Christians in Pakistan stage hunger strike because of job discrimination
Christians in Khushab, a city in the Punjab province of Pakistan, have been staging a hunger strike in front of the building of the district coordination office out of desperation for jobs.
They are on strike because although the Pakistani government approved the allotment of a five percent quota of all federal jobs for minorities, this has not been implemented by the local administration.
One of the strikers, Alice Masih told Barnabas Fund, “Nearly all the positions reserved for minorities in the job market here as well as in schools have already been filled and not by us…When I checked the records I found that all the quota had been filled by Muslim candidates.”
Neither have any Christians been given jobs in the police force, William Naz, a Khushab council member, told Barnabas Fund.
Christians also face discrimination in the rush for jobs at the local hospital.
Dr.

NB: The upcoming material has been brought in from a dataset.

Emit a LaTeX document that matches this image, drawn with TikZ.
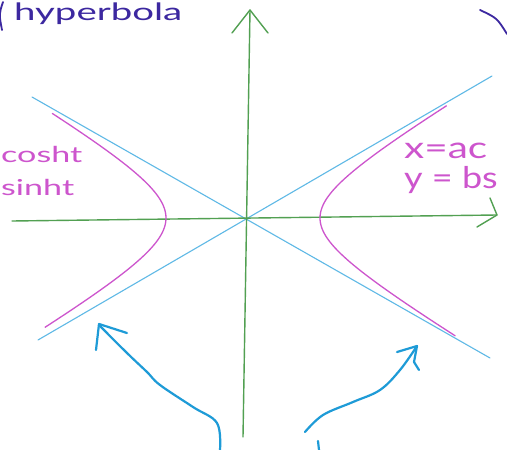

Shaid Gill told Barnabas Fund that this may be because a number of patients have refused treatment from Christians.
Masih told Barnabas Fund, “It is not enough that we are marginalized socially but now they want to drive us into poverty by refusing us jobs allocated for us.”
Meeting with Prime Minister
A number of parliamentarians from minority groups met with Pakistan’s prime minister Yousaf Raza Gilani recently to bring the matter to his attention, Akram Masih Gill, state minister for Interfaith Harmony and Minorities Affairs.
Gill told Barnabas Fund that the parliamentarians also asked the prime minister to implement the five percent quota in the judiciary and the military.
In turn, Gill told Barnabas Fund, the prime minister asked for a report to be made regarding the job discrimination issue and the status of the implementation of the quota.
Christians, who mostly live in poverty and usually attain only menial jobs, make up 2.5 percent of Pakistan’s population. Another 1.5 percent are Hindu and other minority faiths. Muslims comprise 96 percent of total population.